* **Stated task**: The required output is the block of lines from the line with "Reproduce this chart with Bokeh." to the line with "from bokeh.resources import INLINE", endpoints included and pictures omitted.

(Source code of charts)

----

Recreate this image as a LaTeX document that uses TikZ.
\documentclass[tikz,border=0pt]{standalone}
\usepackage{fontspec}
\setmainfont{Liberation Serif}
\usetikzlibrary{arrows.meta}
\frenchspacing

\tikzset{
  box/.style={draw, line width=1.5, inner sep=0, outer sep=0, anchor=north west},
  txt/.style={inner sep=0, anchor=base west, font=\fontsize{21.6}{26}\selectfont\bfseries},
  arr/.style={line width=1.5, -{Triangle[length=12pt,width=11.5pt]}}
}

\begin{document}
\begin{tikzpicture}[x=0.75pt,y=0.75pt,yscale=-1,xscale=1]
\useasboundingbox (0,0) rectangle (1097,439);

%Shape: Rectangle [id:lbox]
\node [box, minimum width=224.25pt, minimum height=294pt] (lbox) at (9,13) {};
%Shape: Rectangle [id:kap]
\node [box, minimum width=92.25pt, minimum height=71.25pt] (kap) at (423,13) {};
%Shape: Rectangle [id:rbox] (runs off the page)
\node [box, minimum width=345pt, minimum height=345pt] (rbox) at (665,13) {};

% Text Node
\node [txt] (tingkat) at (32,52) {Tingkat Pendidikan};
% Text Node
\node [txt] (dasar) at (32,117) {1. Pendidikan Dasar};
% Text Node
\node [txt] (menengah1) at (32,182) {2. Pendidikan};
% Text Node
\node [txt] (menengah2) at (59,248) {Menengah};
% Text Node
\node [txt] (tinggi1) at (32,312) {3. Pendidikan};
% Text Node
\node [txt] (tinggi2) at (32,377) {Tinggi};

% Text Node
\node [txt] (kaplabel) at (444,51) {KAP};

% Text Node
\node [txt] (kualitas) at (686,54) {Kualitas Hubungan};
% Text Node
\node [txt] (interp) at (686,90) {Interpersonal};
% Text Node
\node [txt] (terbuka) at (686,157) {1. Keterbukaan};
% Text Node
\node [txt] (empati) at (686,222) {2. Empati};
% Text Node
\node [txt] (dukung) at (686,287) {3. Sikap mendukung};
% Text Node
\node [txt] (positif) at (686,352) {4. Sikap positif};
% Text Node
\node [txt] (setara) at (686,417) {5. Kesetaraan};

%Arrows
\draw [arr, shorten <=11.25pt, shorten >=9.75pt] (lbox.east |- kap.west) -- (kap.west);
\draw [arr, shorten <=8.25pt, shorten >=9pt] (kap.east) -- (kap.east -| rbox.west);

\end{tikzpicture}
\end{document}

----

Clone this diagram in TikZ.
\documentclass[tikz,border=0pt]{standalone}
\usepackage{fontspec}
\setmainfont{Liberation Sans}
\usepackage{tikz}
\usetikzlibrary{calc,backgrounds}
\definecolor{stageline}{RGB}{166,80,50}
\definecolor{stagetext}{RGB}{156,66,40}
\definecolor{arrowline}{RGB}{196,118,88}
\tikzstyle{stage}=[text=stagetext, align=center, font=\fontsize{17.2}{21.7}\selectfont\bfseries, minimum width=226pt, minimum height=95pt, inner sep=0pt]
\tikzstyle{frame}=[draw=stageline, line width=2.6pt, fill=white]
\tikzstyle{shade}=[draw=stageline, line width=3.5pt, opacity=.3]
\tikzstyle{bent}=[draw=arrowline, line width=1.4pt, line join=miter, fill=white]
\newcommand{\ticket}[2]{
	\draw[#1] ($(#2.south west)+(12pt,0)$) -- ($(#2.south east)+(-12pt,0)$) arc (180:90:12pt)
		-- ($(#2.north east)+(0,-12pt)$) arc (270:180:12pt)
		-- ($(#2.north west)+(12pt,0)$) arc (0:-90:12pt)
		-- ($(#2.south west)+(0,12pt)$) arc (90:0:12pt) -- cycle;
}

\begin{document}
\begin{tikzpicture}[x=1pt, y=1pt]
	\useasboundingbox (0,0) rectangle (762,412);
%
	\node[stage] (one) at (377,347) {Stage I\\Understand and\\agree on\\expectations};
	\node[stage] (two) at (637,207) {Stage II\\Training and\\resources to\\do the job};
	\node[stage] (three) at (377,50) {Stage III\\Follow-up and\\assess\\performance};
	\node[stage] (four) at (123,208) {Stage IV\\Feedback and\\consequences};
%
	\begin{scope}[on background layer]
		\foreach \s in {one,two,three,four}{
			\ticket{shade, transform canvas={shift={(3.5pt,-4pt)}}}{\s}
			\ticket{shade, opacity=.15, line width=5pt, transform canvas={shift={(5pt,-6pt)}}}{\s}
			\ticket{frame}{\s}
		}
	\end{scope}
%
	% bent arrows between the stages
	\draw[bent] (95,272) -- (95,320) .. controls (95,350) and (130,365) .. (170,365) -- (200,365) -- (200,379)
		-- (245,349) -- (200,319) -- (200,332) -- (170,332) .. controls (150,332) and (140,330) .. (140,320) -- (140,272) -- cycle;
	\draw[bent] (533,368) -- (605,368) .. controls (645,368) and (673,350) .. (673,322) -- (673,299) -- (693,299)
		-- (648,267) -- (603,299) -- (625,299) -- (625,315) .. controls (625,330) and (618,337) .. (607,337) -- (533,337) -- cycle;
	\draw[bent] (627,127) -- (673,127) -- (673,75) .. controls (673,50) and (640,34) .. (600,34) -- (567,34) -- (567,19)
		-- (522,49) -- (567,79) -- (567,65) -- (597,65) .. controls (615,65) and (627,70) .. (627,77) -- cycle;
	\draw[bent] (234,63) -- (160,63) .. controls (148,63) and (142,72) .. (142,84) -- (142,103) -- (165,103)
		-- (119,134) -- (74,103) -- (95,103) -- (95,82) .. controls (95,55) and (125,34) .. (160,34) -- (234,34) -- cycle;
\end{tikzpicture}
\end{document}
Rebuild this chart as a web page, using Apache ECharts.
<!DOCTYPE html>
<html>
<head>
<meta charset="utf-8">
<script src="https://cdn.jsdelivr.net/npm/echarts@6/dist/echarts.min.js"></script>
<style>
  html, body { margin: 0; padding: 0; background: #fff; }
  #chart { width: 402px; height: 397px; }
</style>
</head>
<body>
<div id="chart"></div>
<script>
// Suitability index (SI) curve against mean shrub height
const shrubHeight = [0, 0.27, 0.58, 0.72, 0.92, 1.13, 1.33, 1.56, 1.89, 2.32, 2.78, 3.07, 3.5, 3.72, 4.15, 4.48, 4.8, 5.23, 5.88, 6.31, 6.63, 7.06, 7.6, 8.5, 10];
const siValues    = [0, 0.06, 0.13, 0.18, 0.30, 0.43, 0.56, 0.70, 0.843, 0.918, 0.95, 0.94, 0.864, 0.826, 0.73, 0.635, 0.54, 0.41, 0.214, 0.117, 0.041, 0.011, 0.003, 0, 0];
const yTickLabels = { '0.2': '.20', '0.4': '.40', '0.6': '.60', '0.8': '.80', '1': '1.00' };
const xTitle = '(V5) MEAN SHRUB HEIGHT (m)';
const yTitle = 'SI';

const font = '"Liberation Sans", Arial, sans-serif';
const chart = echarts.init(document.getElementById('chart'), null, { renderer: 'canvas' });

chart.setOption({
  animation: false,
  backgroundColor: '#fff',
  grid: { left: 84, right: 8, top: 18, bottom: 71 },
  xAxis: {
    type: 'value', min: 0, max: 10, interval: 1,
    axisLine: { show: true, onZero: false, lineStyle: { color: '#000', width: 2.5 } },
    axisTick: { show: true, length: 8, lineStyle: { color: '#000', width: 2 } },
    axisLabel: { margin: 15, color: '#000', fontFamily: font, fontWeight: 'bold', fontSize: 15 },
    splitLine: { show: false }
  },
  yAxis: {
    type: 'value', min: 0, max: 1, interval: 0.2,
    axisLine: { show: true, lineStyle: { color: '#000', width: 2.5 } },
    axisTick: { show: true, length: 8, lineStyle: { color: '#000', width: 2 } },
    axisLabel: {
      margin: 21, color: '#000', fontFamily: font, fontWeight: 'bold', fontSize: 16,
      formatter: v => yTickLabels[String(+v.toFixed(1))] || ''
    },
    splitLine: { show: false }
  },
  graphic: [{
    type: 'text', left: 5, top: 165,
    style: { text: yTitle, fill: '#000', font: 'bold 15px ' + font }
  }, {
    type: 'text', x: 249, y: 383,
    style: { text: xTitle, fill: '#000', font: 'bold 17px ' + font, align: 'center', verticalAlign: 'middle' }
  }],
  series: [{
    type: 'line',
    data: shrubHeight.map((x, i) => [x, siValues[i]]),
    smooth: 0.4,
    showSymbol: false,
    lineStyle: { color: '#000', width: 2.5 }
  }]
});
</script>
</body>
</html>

----

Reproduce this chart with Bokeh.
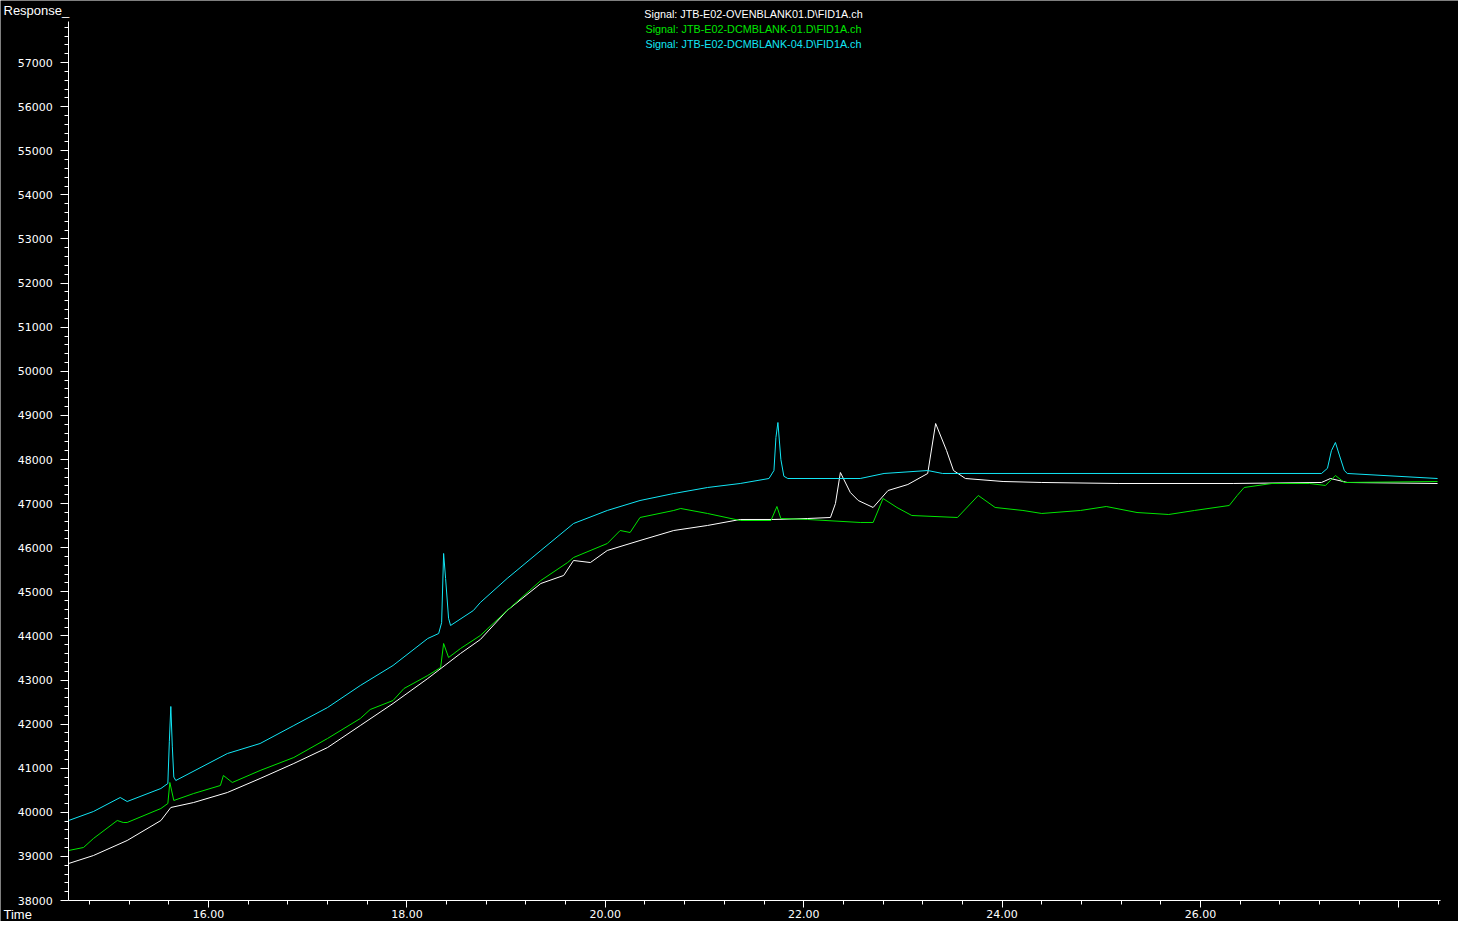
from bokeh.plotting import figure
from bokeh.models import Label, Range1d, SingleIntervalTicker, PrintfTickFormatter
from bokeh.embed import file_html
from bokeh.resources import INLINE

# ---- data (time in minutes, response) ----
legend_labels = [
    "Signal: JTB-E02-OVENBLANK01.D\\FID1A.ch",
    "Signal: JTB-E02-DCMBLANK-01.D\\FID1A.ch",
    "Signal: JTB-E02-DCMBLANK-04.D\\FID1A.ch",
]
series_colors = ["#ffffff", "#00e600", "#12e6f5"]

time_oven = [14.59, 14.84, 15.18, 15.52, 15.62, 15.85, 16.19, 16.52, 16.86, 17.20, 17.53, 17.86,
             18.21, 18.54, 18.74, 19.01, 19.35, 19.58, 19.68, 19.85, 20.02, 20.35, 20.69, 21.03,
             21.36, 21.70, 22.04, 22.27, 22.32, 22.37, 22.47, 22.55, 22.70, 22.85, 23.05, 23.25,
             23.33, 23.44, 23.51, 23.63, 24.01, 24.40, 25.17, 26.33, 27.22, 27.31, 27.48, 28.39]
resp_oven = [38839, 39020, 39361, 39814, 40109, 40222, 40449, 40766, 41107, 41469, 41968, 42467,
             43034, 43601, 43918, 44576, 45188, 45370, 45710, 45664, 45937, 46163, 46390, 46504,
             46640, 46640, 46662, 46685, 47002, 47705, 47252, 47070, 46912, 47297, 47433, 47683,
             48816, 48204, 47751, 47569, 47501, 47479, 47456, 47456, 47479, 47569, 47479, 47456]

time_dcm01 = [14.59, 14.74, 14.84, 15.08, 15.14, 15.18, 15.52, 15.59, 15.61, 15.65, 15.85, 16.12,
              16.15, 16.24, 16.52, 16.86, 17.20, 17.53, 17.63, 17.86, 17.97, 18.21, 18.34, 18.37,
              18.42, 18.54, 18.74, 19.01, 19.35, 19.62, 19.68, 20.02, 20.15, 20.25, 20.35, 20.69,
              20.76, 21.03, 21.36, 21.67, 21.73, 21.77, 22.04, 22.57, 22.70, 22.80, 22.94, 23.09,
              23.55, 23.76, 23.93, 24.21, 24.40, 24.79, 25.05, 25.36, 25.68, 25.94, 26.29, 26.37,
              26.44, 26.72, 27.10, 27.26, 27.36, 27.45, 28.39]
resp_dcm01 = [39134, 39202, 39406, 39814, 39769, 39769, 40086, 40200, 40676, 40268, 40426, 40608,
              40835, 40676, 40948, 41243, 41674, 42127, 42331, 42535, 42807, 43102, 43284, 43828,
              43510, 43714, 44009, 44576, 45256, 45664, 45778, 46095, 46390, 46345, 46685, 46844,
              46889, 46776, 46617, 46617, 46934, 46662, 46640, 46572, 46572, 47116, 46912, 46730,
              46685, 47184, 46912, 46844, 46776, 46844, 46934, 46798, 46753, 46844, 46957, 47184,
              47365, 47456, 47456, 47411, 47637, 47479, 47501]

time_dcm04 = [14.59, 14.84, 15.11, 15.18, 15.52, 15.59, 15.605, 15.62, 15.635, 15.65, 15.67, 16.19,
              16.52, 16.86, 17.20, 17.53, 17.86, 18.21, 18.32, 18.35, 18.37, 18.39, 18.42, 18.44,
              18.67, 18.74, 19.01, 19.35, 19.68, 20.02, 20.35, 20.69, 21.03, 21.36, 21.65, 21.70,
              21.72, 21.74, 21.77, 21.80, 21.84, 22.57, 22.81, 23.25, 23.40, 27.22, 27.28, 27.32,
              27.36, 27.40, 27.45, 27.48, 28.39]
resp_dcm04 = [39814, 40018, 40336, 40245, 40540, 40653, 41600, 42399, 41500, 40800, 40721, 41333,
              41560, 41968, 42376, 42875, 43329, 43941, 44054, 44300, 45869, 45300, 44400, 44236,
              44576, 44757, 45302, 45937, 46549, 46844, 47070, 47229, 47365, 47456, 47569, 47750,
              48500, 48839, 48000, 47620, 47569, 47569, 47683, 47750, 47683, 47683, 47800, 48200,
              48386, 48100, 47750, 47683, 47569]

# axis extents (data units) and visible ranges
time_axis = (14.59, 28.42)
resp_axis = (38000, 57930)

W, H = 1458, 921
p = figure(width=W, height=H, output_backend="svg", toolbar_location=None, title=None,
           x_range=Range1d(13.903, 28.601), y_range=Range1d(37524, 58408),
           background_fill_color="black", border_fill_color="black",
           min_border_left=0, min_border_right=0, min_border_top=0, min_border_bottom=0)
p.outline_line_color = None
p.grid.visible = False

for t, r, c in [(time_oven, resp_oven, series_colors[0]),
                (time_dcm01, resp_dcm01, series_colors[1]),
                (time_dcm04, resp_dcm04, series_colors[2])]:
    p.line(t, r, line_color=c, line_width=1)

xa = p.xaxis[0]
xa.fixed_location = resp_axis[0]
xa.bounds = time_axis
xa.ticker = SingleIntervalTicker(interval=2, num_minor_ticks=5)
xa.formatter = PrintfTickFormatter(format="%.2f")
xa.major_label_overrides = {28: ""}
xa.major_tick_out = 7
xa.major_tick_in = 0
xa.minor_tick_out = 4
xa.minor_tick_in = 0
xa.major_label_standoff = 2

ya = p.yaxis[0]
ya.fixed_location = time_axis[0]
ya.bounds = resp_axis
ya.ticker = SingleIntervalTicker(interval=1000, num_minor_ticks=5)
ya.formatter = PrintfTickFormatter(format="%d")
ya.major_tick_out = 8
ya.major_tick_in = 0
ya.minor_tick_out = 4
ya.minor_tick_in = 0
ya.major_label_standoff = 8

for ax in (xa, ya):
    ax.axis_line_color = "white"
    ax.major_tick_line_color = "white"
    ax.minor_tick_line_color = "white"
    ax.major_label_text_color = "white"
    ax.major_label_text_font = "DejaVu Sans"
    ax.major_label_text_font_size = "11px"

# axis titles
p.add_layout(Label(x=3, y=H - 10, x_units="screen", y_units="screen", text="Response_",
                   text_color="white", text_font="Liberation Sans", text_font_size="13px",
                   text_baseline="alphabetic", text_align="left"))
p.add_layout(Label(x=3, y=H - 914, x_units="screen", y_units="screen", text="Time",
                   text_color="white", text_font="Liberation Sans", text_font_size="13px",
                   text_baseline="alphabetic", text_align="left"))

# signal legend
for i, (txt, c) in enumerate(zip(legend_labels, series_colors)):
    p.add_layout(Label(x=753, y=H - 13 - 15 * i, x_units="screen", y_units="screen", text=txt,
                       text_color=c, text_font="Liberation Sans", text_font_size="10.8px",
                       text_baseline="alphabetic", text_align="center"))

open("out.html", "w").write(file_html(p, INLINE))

----

* **Right answer**:
Reproduce this chart with Bokeh.
from bokeh.plotting import figure
from bokeh.models import Label, Range1d, SingleIntervalTicker, PrintfTickFormatter
from bokeh.embed import file_html
from bokeh.resources import INLINE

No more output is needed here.